I muratori continuano invece a mischiare la malta per tirare su le ville private, palazzi che hanno ottenuto i permessi prima della crisi diplomatica con gli americani e che non attraggono l’attenzione internazionale. Così Ramat Shlomo si espande un lotto alla volta. La lingua dei cantieri è l’arabo, gli operai sono di Gerusalemme Est. Lo stop che Washington vuole imporre (niente nuovi edifici nella parte orientale) per loro significherebbe una vittoria politica e la perdita dello stipendio. «I committenti sono quasi tutti israeliani, i palestinesi rappresentato per me solo l’1 per cento. Noi non riusciamo a ottenere i documenti per costruire sulla nostra terra, mentre loro sì», commenta Assad. L’impresa è sua e qua sta preparando una casa di trecento metri quadri. «Sono quelli dichiarati ufficialmente, in realtà ne facciamo saltar fuori cinquecento. Gli ispettori del comune non vengono, preferiscono lasciar correre».
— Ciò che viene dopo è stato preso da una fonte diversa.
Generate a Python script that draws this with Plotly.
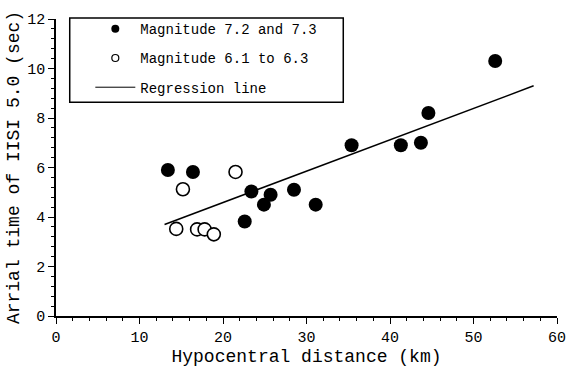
import plotly.graph_objects as go

# Data
big_x = [13.4, 16.4, 22.6, 23.4, 24.9, 25.7, 28.5, 31.1, 35.4, 41.3, 43.7, 44.6, 52.6]
big_y = [5.90, 5.82, 3.82, 5.03, 4.50, 4.90, 5.10, 4.50, 6.90, 6.90, 7.00, 8.20, 10.30]

small_x = [14.4, 15.2, 16.9, 17.8, 18.9, 21.5]
small_y = [3.52, 5.12, 3.50, 3.50, 3.30, 5.82]

reg_x = [13.0, 57.2]
reg_y = [3.70, 9.30]

legend_names = ["Magnitude 7.2 and 7.3", "Magnitude 6.1 to 6.3", "Regression line"]

FONT = "Liberation Mono"

fig = go.Figure()
# Data traces (not in legend)
fig.add_trace(go.Scatter(
    x=big_x, y=big_y, mode="markers", showlegend=False,
    marker=dict(symbol="circle", size=14, color="black", line=dict(width=0)),
))
fig.add_trace(go.Scatter(
    x=small_x, y=small_y, mode="markers", showlegend=False,
    marker=dict(symbol="circle", size=13, color="white", line=dict(width=1.6, color="black")),
))
fig.add_trace(go.Scatter(
    x=reg_x, y=reg_y, mode="lines", showlegend=False,
    line=dict(color="black", width=1.5),
))
# Legend entries (small symbols as in the reference)
fig.add_trace(go.Scatter(
    x=[None], y=[None], mode="markers", name=legend_names[0], legendgroup="a",
    marker=dict(symbol="circle", size=8, color="black", line=dict(width=0)),
))
fig.add_trace(go.Scatter(
    x=[None], y=[None], mode="markers", name=legend_names[1], legendgroup="b",
    marker=dict(symbol="circle", size=7, color="white", line=dict(width=1.2, color="black")),
))
fig.add_trace(go.Scatter(
    x=[None], y=[None], mode="lines", name=legend_names[2], legendgroup="c",
    line=dict(color="black", width=1),
))

axis_common = dict(
    showgrid=False, zeroline=False, showline=True, linecolor="black", linewidth=1.5,
    ticks="outside", ticklen=6, tickwidth=1.2, tickcolor="black",
    tickfont=dict(family=FONT, size=15, color="black"),
    mirror=False,
)

fig.update_xaxes(
    range=[0, 60], tick0=0, dtick=10,
    minor=dict(ticks="outside", ticklen=3, dtick=2, tickcolor="black", tickwidth=1),
    title=dict(text="Hypocentral distance (km)", font=dict(family=FONT, size=18, color="black"), standoff=4),
    **axis_common,
)
fig.update_yaxes(
    range=[0, 12], tick0=0, dtick=2,
    minor=dict(ticks="outside", ticklen=3, dtick=0.4, tickcolor="black", tickwidth=1),
    title=dict(text="Arrial time of IISI 5.0 (sec)", font=dict(family=FONT, size=18, color="black"), standoff=3),
    **axis_common,
)

# Legend frame
fig.add_shape(
    type="rect", xref="paper", yref="paper",
    x0=0.0274, x1=0.5734, y0=0.720, y1=1.0033,
    line=dict(color="black", width=1.5), fillcolor="white", layer="above",
)

fig.update_layout(
    width=578, height=375,
    margin=dict(l=55, r=12, t=15, b=53),
    paper_bgcolor="white", plot_bgcolor="white",
    showlegend=True,
    legend=dict(
        x=0.0685, y=1.0195, xanchor="left", yanchor="top",
        bgcolor="rgba(0,0,0,0)", borderwidth=0,
        font=dict(family=FONT, size=14, color="black"),
        traceorder="grouped", tracegroupgap=8,
        itemwidth=40,
    ),
)

fig.write_html("out.html")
A Ramat Shlomo abitano in diciottomila, ebrei ultraortodossi attratti anche dai costi molto più bassi. Le famiglie si preparano al Seder, la cena pasquale di questa sera, con l’aspirapolvere gli uomini ripuliscono le briciole di pane dalle auto. Dall’altro lato della strada, i carpentieri arabi si affrettano, sono le ultime ore di lavoro prima della lunga pausa festiva. «Devo innalzare questa recinzione per evitare che i bambini cadano nelle fondamenta » , spiega Mohammed, fabbro di 35 anni, che arriva dal quartiere di Al-Ram, nella parte nord-orientale. «Ho sempre lavorato per gli israeliani in queste zone: a Pisgat Zeev, Neve Yaakov. Che ci posso fare, ho bisogno dei soldi. Mi sono rifiutato solo di partecipare alla costruzione del muro». Mohammed guadagna 800-1000 dollari al mese. «Non mi sento di criticare chi accetta impieghi perfino nelle colonie in Cisgiordania. L’Autorità palestinese non è in grado di offrire alternative, di combattere la disoccupazione».
Il governo di Ramallah ha allestito «il fondo per la dignità», 2 milioni di dollari da usare per convincere i contadini o i muratori a non alimentare il mercato attorno agli insediamenti: ogni anno – secondo i dati raccolti dai palestinesi – prodotti per il valore di 500 milioni di dollari raggiungono i territori dalle colonie. Il ministro Hassan Abu Lidbe sta preparando un disegno di legge per rendere illecito qualunque rapporto economico tra i palestinesi e gli israeliani che hanno scelto di vivere in Cisgiordania.
Dal piccolo villaggio di Taamera, almeno 200 arabi vanno a lavorare in cima alla collina, nell’insediamento ebraico di Tikua. Non hanno il permesso per entrare a Gerusalemme e qui prendono il 50 per cento in meno. Ayman (il figlio) arriva a mettere insieme 120 shekel al giorno, poco più di venti euro. Mohammad (il padre) guadagna quattro volte tanto come piastrellista in città, nella parte Est. «Il blocco alle nuove costruzioni è un bene per il popolo palestinese ma non è bene per me – dice l’anziano ”. Sarei felice comunque. Non è sufficiente congelare gli insediamenti, l’Autorità palestinese deve aprire nuove fabbriche. Anche se ci spero poco».
I lavoratori illegali come Jabber non si arrischiano ad accettare clienti israeliani, è già stato arrestato ed espulso troppe volte. Jabber e il suo clan (tutti parenti, arrivano dalle colline a sud di Hebron) costruiscono per gli arabi nei quartieri di Gerusalemme. Palazzi quasi sempre senza permesso, piani impilati uno sopra l’altro per dare spazio alle famiglie che si ingrandiscono. «Dormiamo in cantiere, senza uscire mai. Una volta alla settimana torniamo a casa. Chiediamo 200 shekel (quasi 40 euro) al giorno per ognuno di noi». Il capomastro è lui e mette insieme la squadra al villaggio prima di ogni progetto.
Per venire a Gerusalemme, deve superare la barriera di sicurezza che circonda la Cisgiordania. Voluta da Ariel Sharon per fermare gli attentatori suicidi, viene aggirata ogni giorno da clandestini come lui. «Abbiamo trovato un tunnel, è il tubo di una fognatura. rischioso, ma non abbiamo altra scelta. Entriamo disoccupati e ci ritroviamo dall’altra parte con un lavoro».